Dataset section:
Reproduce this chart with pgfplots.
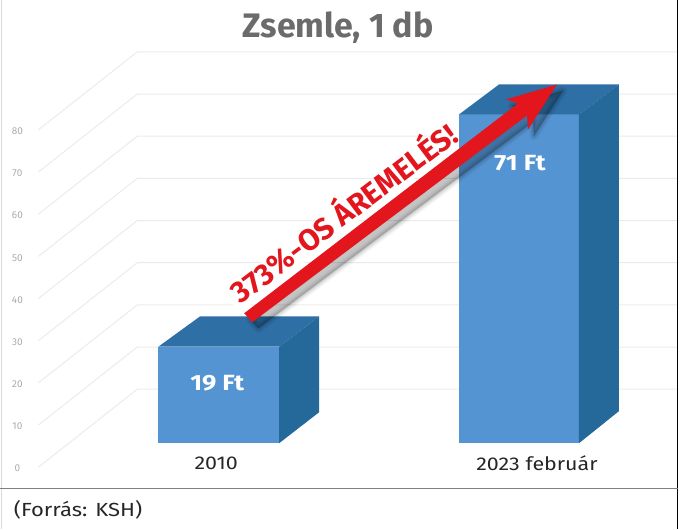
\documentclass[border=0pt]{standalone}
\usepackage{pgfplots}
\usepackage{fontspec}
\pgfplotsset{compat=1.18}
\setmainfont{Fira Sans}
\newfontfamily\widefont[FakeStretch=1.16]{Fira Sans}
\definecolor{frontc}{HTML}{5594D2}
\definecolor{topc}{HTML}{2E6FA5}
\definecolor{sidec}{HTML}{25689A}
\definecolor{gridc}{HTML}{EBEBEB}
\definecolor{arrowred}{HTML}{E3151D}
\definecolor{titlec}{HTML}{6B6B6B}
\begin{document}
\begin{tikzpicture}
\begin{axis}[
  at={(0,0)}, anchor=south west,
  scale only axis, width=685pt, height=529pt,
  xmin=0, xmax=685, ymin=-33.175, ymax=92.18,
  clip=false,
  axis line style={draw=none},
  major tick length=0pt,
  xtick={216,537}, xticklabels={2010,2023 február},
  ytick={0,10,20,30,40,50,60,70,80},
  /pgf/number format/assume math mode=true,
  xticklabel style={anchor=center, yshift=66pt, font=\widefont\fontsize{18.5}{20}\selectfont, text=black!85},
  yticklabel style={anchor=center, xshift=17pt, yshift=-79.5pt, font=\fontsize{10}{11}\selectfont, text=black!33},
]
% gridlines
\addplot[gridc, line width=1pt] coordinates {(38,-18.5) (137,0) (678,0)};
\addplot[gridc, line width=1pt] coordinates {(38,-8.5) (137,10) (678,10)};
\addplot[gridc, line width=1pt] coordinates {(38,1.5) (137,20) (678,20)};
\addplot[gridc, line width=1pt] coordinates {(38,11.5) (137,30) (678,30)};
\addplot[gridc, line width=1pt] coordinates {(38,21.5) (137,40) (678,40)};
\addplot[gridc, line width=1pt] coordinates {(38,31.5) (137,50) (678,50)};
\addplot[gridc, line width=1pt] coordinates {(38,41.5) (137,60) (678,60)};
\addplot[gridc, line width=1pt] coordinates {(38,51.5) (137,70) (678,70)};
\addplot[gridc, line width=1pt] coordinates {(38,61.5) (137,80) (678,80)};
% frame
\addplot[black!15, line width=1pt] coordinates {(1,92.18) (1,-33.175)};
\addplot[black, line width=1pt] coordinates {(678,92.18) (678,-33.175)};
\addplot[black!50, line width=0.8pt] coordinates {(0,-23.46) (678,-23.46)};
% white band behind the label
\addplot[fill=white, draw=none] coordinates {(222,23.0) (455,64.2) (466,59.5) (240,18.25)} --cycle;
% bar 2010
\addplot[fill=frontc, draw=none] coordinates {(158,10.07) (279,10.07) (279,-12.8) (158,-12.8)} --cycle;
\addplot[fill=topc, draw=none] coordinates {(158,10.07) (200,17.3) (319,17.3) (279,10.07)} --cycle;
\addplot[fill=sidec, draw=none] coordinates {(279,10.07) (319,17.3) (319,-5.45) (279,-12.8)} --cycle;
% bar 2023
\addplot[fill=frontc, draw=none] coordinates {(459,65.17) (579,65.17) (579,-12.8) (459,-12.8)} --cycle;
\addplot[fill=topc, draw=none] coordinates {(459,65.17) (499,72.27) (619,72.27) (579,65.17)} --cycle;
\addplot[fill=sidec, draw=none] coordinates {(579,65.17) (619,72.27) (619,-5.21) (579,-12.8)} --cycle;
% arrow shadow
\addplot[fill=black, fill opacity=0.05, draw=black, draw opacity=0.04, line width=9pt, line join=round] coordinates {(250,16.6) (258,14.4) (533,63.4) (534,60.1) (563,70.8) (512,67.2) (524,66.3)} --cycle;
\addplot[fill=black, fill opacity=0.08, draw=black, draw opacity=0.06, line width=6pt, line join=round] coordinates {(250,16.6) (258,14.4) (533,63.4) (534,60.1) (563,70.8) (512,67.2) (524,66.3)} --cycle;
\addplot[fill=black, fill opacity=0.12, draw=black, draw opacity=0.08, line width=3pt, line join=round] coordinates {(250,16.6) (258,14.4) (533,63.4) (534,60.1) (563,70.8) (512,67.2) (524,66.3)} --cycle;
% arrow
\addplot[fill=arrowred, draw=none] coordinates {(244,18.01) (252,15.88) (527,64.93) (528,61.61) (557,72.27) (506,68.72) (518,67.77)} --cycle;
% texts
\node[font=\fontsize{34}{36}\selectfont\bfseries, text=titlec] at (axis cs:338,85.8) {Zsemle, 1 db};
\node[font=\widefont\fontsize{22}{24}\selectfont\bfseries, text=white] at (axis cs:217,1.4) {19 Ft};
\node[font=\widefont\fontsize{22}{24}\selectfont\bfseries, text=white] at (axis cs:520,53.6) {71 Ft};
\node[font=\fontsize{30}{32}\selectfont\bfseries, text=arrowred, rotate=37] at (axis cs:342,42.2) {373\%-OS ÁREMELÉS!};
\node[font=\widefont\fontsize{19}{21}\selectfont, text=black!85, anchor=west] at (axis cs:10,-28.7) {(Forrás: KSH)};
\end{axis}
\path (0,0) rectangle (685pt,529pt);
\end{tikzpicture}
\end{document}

Aim: Write the full listing out again with every line unchanged, but include no pictures.

Response to this exercise:
Reproduce this chart with pgfplots.
\documentclass[border=0pt]{standalone}
\usepackage{pgfplots}
\usepackage{fontspec}
\pgfplotsset{compat=1.18}
\setmainfont{Fira Sans}
\newfontfamily\widefont[FakeStretch=1.16]{Fira Sans}
\definecolor{frontc}{HTML}{5594D2}
\definecolor{topc}{HTML}{2E6FA5}
\definecolor{sidec}{HTML}{25689A}
\definecolor{gridc}{HTML}{EBEBEB}
\definecolor{arrowred}{HTML}{E3151D}
\definecolor{titlec}{HTML}{6B6B6B}
\begin{document}
\begin{tikzpicture}
\begin{axis}[
  at={(0,0)}, anchor=south west,
  scale only axis, width=685pt, height=529pt,
  xmin=0, xmax=685, ymin=-33.175, ymax=92.18,
  clip=false,
  axis line style={draw=none},
  major tick length=0pt,
  xtick={216,537}, xticklabels={2010,2023 február},
  ytick={0,10,20,30,40,50,60,70,80},
  /pgf/number format/assume math mode=true,
  xticklabel style={anchor=center, yshift=66pt, font=\widefont\fontsize{18.5}{20}\selectfont, text=black!85},
  yticklabel style={anchor=center, xshift=17pt, yshift=-79.5pt, font=\fontsize{10}{11}\selectfont, text=black!33},
]
% gridlines
\addplot[gridc, line width=1pt] coordinates {(38,-18.5) (137,0) (678,0)};
\addplot[gridc, line width=1pt] coordinates {(38,-8.5) (137,10) (678,10)};
\addplot[gridc, line width=1pt] coordinates {(38,1.5) (137,20) (678,20)};
\addplot[gridc, line width=1pt] coordinates {(38,11.5) (137,30) (678,30)};
\addplot[gridc, line width=1pt] coordinates {(38,21.5) (137,40) (678,40)};
\addplot[gridc, line width=1pt] coordinates {(38,31.5) (137,50) (678,50)};
\addplot[gridc, line width=1pt] coordinates {(38,41.5) (137,60) (678,60)};
\addplot[gridc, line width=1pt] coordinates {(38,51.5) (137,70) (678,70)};
\addplot[gridc, line width=1pt] coordinates {(38,61.5) (137,80) (678,80)};
% frame
\addplot[black!15, line width=1pt] coordinates {(1,92.18) (1,-33.175)};
\addplot[black, line width=1pt] coordinates {(678,92.18) (678,-33.175)};
\addplot[black!50, line width=0.8pt] coordinates {(0,-23.46) (678,-23.46)};
% white band behind the label
\addplot[fill=white, draw=none] coordinates {(222,23.0) (455,64.2) (466,59.5) (240,18.25)} --cycle;
% bar 2010
\addplot[fill=frontc, draw=none] coordinates {(158,10.07) (279,10.07) (279,-12.8) (158,-12.8)} --cycle;
\addplot[fill=topc, draw=none] coordinates {(158,10.07) (200,17.3) (319,17.3) (279,10.07)} --cycle;
\addplot[fill=sidec, draw=none] coordinates {(279,10.07) (319,17.3) (319,-5.45) (279,-12.8)} --cycle;
% bar 2023
\addplot[fill=frontc, draw=none] coordinates {(459,65.17) (579,65.17) (579,-12.8) (459,-12.8)} --cycle;
\addplot[fill=topc, draw=none] coordinates {(459,65.17) (499,72.27) (619,72.27) (579,65.17)} --cycle;
\addplot[fill=sidec, draw=none] coordinates {(579,65.17) (619,72.27) (619,-5.21) (579,-12.8)} --cycle;
% arrow shadow
\addplot[fill=black, fill opacity=0.05, draw=black, draw opacity=0.04, line width=9pt, line join=round] coordinates {(250,16.6) (258,14.4) (533,63.4) (534,60.1) (563,70.8) (512,67.2) (524,66.3)} --cycle;
\addplot[fill=black, fill opacity=0.08, draw=black, draw opacity=0.06, line width=6pt, line join=round] coordinates {(250,16.6) (258,14.4) (533,63.4) (534,60.1) (563,70.8) (512,67.2) (524,66.3)} --cycle;
\addplot[fill=black, fill opacity=0.12, draw=black, draw opacity=0.08, line width=3pt, line join=round] coordinates {(250,16.6) (258,14.4) (533,63.4) (534,60.1) (563,70.8) (512,67.2) (524,66.3)} --cycle;
% arrow
\addplot[fill=arrowred, draw=none] coordinates {(244,18.01) (252,15.88) (527,64.93) (528,61.61) (557,72.27) (506,68.72) (518,67.77)} --cycle;
% texts
\node[font=\fontsize{34}{36}\selectfont\bfseries, text=titlec] at (axis cs:338,85.8) {Zsemle, 1 db};
\node[font=\widefont\fontsize{22}{24}\selectfont\bfseries, text=white] at (axis cs:217,1.4) {19 Ft};
\node[font=\widefont\fontsize{22}{24}\selectfont\bfseries, text=white] at (axis cs:520,53.6) {71 Ft};
\node[font=\fontsize{30}{32}\selectfont\bfseries, text=arrowred, rotate=37] at (axis cs:342,42.2) {373\%-OS ÁREMELÉS!};
\node[font=\widefont\fontsize{19}{21}\selectfont, text=black!85, anchor=west] at (axis cs:10,-28.7) {(Forrás: KSH)};
\end{axis}
\path (0,0) rectangle (685pt,529pt);
\end{tikzpicture}
\end{document}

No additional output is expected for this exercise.